-- Given information start --

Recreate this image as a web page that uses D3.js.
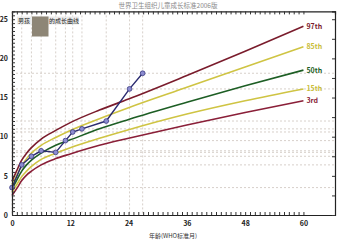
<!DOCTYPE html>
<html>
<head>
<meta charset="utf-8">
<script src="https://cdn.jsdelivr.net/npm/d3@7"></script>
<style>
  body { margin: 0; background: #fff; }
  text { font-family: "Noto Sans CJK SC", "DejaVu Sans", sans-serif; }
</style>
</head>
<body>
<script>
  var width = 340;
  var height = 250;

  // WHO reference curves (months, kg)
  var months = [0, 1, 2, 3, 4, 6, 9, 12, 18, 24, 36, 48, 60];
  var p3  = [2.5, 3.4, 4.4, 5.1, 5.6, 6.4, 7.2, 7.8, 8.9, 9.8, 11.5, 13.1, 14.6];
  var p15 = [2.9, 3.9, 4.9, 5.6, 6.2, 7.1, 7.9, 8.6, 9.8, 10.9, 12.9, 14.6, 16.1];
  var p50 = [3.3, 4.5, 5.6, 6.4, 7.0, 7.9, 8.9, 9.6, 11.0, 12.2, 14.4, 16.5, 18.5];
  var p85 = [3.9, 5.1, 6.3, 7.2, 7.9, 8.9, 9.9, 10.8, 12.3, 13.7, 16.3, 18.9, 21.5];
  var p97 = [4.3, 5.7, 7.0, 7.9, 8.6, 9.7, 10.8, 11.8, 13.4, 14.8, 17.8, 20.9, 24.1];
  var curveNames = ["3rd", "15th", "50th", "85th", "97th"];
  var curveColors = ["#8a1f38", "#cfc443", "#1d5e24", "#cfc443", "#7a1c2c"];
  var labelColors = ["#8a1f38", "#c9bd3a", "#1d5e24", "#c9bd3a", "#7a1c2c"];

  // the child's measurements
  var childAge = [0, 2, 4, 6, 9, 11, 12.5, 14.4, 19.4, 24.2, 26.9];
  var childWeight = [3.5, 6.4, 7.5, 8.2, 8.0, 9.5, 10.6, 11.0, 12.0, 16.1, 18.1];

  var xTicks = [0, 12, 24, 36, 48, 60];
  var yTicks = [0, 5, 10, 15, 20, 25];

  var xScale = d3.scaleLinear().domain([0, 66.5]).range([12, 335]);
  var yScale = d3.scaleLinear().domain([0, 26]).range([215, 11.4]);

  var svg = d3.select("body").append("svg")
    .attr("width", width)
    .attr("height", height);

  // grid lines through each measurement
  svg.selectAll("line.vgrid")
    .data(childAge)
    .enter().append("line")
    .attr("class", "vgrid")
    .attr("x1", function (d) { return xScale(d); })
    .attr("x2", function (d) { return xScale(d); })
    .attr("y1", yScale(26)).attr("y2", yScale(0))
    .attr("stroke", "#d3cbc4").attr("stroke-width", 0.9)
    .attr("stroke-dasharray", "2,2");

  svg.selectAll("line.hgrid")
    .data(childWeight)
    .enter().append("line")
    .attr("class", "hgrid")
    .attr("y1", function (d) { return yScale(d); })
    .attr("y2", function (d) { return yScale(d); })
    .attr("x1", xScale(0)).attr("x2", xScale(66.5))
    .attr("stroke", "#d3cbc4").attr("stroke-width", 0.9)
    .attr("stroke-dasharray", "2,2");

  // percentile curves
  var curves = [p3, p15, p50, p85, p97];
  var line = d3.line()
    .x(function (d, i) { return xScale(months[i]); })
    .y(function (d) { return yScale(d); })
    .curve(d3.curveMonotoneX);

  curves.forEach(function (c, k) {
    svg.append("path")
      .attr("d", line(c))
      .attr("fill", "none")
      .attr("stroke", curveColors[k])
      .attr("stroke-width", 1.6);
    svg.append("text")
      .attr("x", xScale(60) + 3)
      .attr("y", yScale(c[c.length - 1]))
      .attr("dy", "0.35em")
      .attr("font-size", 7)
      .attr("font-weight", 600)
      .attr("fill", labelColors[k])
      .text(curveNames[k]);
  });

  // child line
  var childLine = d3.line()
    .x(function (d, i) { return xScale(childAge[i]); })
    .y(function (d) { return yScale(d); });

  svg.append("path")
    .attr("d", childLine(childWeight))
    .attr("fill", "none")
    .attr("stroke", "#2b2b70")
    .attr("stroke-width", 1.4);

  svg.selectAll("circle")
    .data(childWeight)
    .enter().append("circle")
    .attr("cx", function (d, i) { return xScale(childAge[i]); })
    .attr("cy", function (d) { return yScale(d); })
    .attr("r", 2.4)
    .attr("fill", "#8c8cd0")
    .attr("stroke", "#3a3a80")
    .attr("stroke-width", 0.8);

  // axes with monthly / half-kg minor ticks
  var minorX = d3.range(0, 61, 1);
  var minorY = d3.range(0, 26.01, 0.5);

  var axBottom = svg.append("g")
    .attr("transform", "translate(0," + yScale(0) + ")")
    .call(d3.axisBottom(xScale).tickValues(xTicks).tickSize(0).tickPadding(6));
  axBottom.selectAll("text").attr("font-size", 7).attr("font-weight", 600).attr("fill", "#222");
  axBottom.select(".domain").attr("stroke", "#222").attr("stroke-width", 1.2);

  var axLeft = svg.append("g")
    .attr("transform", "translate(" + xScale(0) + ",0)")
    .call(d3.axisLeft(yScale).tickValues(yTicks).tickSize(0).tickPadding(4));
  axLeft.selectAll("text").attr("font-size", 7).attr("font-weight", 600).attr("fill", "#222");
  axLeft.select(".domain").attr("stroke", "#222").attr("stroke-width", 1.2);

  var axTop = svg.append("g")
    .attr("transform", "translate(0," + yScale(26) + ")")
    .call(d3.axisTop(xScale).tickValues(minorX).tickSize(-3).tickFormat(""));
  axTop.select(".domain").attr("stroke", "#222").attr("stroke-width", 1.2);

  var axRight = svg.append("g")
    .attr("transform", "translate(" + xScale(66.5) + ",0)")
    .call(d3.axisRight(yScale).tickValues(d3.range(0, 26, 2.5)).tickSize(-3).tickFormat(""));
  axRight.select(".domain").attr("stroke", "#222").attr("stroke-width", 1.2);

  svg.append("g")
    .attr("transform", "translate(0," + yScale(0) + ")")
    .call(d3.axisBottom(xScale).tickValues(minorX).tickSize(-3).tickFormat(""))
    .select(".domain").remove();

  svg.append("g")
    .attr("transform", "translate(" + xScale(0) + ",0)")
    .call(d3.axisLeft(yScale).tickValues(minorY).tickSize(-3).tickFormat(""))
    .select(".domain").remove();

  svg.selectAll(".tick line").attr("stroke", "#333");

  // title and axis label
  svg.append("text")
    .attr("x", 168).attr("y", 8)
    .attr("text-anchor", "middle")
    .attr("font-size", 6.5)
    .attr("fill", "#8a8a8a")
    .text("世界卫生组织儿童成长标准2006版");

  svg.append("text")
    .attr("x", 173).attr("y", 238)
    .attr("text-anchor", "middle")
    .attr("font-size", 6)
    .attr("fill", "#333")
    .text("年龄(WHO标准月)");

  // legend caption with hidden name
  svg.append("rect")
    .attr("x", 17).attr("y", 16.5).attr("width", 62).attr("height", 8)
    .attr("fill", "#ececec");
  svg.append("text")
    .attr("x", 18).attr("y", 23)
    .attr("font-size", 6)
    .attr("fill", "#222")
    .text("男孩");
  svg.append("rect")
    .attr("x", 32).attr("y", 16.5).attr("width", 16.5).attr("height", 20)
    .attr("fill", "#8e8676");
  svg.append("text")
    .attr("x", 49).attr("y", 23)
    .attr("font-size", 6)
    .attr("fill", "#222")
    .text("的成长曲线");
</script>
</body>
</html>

-- Given information end --
-- Given information start --

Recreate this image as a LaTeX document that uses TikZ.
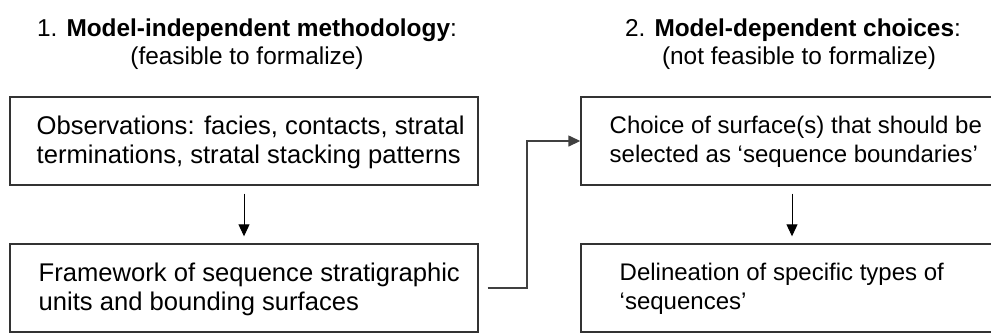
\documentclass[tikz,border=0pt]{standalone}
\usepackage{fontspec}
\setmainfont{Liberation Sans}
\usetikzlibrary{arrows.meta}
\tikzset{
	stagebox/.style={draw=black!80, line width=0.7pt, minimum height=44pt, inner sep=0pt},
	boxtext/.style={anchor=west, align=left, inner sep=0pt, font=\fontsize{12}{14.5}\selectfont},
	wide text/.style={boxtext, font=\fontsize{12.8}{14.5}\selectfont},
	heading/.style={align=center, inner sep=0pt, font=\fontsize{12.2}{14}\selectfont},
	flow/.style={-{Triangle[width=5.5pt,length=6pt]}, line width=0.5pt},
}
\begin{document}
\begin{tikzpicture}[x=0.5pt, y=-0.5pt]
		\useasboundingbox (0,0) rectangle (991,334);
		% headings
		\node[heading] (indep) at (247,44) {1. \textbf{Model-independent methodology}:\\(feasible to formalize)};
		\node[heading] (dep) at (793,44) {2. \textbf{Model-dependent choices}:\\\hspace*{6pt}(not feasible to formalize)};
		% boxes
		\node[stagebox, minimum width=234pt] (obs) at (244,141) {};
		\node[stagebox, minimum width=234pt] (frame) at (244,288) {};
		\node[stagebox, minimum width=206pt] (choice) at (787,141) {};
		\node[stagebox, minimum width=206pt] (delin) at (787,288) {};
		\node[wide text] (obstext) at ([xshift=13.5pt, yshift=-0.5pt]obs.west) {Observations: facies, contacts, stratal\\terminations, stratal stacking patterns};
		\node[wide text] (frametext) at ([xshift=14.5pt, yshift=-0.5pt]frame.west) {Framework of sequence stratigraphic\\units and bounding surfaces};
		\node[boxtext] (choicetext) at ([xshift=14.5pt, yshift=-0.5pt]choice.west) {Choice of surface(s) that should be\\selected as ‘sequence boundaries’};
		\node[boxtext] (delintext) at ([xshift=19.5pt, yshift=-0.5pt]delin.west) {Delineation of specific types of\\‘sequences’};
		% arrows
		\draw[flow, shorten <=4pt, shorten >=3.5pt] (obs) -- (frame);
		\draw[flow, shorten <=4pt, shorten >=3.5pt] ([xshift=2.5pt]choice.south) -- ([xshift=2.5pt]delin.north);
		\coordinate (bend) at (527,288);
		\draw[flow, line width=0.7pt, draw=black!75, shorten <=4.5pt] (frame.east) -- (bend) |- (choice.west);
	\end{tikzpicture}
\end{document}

-- Given information end --
-- Given information start --

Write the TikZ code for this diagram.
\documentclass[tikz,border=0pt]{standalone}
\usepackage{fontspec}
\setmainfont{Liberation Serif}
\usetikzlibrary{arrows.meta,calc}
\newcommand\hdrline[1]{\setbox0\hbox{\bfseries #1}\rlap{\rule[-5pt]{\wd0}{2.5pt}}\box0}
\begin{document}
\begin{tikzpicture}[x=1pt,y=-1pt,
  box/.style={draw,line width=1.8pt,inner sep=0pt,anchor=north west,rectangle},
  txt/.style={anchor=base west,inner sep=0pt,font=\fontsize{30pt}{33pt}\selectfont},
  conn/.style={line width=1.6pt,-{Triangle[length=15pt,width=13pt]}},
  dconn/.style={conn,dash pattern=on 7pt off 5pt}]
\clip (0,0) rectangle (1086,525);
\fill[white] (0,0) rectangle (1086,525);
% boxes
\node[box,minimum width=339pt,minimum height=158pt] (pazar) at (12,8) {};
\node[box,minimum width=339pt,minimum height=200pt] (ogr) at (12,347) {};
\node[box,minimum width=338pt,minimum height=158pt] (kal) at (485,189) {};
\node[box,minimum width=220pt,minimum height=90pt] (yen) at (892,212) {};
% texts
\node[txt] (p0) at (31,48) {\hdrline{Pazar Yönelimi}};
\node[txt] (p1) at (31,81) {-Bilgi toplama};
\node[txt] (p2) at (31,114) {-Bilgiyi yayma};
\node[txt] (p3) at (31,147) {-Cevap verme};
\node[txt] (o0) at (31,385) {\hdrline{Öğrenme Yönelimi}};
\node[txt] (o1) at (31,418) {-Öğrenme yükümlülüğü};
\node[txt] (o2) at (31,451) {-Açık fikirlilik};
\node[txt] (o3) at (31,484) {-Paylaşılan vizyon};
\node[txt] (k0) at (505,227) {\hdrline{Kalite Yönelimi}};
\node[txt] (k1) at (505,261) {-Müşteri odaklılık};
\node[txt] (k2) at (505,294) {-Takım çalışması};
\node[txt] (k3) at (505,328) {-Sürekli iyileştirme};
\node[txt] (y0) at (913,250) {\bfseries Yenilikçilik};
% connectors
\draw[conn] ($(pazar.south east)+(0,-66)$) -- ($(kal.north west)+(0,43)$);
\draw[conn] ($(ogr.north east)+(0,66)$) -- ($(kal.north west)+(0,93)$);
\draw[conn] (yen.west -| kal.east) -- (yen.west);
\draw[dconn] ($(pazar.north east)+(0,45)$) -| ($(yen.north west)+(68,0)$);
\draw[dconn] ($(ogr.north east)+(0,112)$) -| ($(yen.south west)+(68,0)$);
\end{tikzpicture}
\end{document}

-- Given information end --

**Description of the task**
Look through the material and copy each line that has "uses".

**Result below**
Recreate this image as a web page that uses D3.js.
Recreate this image as a LaTeX document that uses TikZ.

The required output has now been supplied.